-- start --

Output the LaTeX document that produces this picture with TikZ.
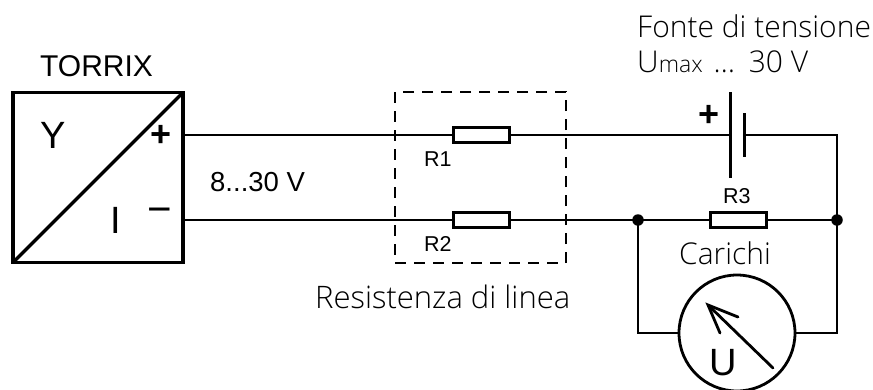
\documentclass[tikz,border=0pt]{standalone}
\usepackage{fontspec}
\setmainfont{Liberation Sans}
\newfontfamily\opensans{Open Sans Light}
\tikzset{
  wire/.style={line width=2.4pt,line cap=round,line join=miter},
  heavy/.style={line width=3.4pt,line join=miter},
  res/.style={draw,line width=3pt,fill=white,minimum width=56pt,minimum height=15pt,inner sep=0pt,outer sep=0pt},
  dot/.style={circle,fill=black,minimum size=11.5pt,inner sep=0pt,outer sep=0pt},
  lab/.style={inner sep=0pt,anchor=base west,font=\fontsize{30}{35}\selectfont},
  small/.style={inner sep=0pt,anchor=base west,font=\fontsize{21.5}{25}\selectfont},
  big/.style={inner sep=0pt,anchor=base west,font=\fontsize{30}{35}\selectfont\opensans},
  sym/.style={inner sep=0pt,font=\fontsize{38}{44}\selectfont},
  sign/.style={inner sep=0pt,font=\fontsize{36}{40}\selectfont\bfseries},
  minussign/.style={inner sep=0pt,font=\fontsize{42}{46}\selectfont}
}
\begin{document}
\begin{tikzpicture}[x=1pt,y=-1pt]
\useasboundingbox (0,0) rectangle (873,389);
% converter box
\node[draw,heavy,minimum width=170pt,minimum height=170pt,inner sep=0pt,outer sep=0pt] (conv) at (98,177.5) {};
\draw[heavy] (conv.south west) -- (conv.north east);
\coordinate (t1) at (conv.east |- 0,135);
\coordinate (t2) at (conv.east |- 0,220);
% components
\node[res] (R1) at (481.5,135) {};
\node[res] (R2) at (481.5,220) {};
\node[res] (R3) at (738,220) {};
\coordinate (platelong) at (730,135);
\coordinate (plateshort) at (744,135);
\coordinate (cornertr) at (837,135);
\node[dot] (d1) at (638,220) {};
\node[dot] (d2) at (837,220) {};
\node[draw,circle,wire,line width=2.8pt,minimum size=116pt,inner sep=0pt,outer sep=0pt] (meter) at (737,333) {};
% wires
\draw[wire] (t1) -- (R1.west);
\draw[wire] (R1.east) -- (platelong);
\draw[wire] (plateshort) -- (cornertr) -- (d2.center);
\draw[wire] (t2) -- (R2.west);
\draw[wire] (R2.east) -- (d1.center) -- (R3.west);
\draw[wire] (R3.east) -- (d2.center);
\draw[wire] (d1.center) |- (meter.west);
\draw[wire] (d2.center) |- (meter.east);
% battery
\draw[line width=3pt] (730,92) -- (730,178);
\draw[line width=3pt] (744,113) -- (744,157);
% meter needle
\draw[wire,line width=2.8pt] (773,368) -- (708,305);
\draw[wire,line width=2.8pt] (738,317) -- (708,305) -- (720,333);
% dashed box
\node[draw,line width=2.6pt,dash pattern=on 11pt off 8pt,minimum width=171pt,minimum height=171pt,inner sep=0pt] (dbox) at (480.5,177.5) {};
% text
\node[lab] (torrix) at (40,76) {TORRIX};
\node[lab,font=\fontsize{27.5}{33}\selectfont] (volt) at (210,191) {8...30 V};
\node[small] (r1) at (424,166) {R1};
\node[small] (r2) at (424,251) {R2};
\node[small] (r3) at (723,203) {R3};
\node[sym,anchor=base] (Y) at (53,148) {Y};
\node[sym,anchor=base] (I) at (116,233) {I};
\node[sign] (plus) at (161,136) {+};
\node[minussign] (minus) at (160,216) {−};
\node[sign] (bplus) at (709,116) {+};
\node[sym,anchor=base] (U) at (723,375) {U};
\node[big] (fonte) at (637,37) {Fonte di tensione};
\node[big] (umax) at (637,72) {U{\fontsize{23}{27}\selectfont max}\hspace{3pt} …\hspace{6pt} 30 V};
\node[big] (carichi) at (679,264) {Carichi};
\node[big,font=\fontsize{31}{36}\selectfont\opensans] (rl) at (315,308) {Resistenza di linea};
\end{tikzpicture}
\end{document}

-- end --

## EXERCISE OBJECTIVE
Retype the whole listing exactly and leave the pictures out.

## ANSWER TO THE PROBLEM
Output the LaTeX document that produces this picture with TikZ.
\documentclass[tikz,border=0pt]{standalone}
\usepackage{fontspec}
\setmainfont{Liberation Sans}
\newfontfamily\opensans{Open Sans Light}
\tikzset{
  wire/.style={line width=2.4pt,line cap=round,line join=miter},
  heavy/.style={line width=3.4pt,line join=miter},
  res/.style={draw,line width=3pt,fill=white,minimum width=56pt,minimum height=15pt,inner sep=0pt,outer sep=0pt},
  dot/.style={circle,fill=black,minimum size=11.5pt,inner sep=0pt,outer sep=0pt},
  lab/.style={inner sep=0pt,anchor=base west,font=\fontsize{30}{35}\selectfont},
  small/.style={inner sep=0pt,anchor=base west,font=\fontsize{21.5}{25}\selectfont},
  big/.style={inner sep=0pt,anchor=base west,font=\fontsize{30}{35}\selectfont\opensans},
  sym/.style={inner sep=0pt,font=\fontsize{38}{44}\selectfont},
  sign/.style={inner sep=0pt,font=\fontsize{36}{40}\selectfont\bfseries},
  minussign/.style={inner sep=0pt,font=\fontsize{42}{46}\selectfont}
}
\begin{document}
\begin{tikzpicture}[x=1pt,y=-1pt]
\useasboundingbox (0,0) rectangle (873,389);
% converter box
\node[draw,heavy,minimum width=170pt,minimum height=170pt,inner sep=0pt,outer sep=0pt] (conv) at (98,177.5) {};
\draw[heavy] (conv.south west) -- (conv.north east);
\coordinate (t1) at (conv.east |- 0,135);
\coordinate (t2) at (conv.east |- 0,220);
% components
\node[res] (R1) at (481.5,135) {};
\node[res] (R2) at (481.5,220) {};
\node[res] (R3) at (738,220) {};
\coordinate (platelong) at (730,135);
\coordinate (plateshort) at (744,135);
\coordinate (cornertr) at (837,135);
\node[dot] (d1) at (638,220) {};
\node[dot] (d2) at (837,220) {};
\node[draw,circle,wire,line width=2.8pt,minimum size=116pt,inner sep=0pt,outer sep=0pt] (meter) at (737,333) {};
% wires
\draw[wire] (t1) -- (R1.west);
\draw[wire] (R1.east) -- (platelong);
\draw[wire] (plateshort) -- (cornertr) -- (d2.center);
\draw[wire] (t2) -- (R2.west);
\draw[wire] (R2.east) -- (d1.center) -- (R3.west);
\draw[wire] (R3.east) -- (d2.center);
\draw[wire] (d1.center) |- (meter.west);
\draw[wire] (d2.center) |- (meter.east);
% battery
\draw[line width=3pt] (730,92) -- (730,178);
\draw[line width=3pt] (744,113) -- (744,157);
% meter needle
\draw[wire,line width=2.8pt] (773,368) -- (708,305);
\draw[wire,line width=2.8pt] (738,317) -- (708,305) -- (720,333);
% dashed box
\node[draw,line width=2.6pt,dash pattern=on 11pt off 8pt,minimum width=171pt,minimum height=171pt,inner sep=0pt] (dbox) at (480.5,177.5) {};
% text
\node[lab] (torrix) at (40,76) {TORRIX};
\node[lab,font=\fontsize{27.5}{33}\selectfont] (volt) at (210,191) {8...30 V};
\node[small] (r1) at (424,166) {R1};
\node[small] (r2) at (424,251) {R2};
\node[small] (r3) at (723,203) {R3};
\node[sym,anchor=base] (Y) at (53,148) {Y};
\node[sym,anchor=base] (I) at (116,233) {I};
\node[sign] (plus) at (161,136) {+};
\node[minussign] (minus) at (160,216) {−};
\node[sign] (bplus) at (709,116) {+};
\node[sym,anchor=base] (U) at (723,375) {U};
\node[big] (fonte) at (637,37) {Fonte di tensione};
\node[big] (umax) at (637,72) {U{\fontsize{23}{27}\selectfont max}\hspace{3pt} …\hspace{6pt} 30 V};
\node[big] (carichi) at (679,264) {Carichi};
\node[big,font=\fontsize{31}{36}\selectfont\opensans] (rl) at (315,308) {Resistenza di linea};
\end{tikzpicture}
\end{document}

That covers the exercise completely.